– Feature wish: An option to prevent external applications from changing applications associated with each mimetype. In other words, lock all mimetypes with their associated applications to prevent non-user invoked changes. – Why? Because it is frustrating to edit the preferred applications list for *each* mimetype manually – which happens when applications, upon install, auto-edit the list without asking the user.
Which applications auto-edit ~/.local/share/applications/mimeapps.list ?? That should be forbidden. The intent of the spec was for the user to edit this file, and only the user. In any case we can't do anything at the KDE level, to prevent an application from editing a file. But since this is a violation of the mimeapps spec, let's get those apps fixed.
I don't know about that file, but KMPlayer from Neon adds itself to the top of the list for audio and video files in File Associations. I see now that the program messes with default options only; if you've changed anything for a mimetype in File Associations it respects that. But on a new user account, installing KMPlayer sets it as the default audio and video player. So if you're happy with the defaults, you msut change each association manually. :-(
I guess this is expected behaviour, probably caused by respecting a 'priority' in the desktop file. If you only have 'Ark' installed, then Office Open XML files would open in 'Ark', because they are .zip archives. If you then install 'Okular', it must have a higher priority to show .odt files in 'Okular'. Finally, if you now install 'LibreOffice', all files should open there by default. You probably want bug 254560 instead.
But if the system default is to open video files with VLC, why would installing KMPlayer prioritise it?
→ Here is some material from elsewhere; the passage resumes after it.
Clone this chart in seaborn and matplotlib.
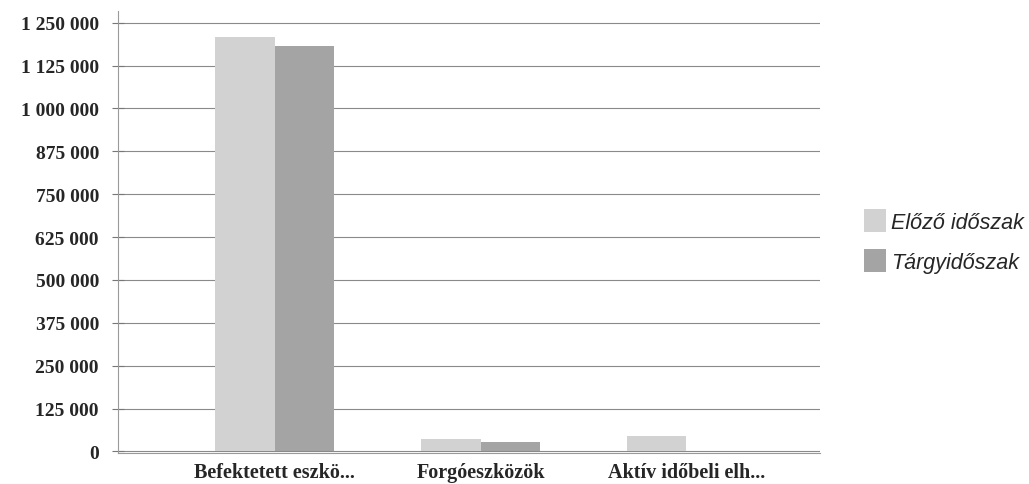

But yes, bug 254560 looks more sensible now.
So after some thought, this is more or less the same as WISH 254560. *** This bug has been marked as a duplicate of bug 254560 ***
It turns out that my original problem (apps auto-changing 'open with…' defaults) stemmed from Flatpak apps, which will frequently increase their priority over other apps. Mediainfo from Flathub, for example, will ignore the default app for video files (VLC) and add itself as default upon install. Is this likely a KDE issue or are the individual Flatpak apps misbehaving?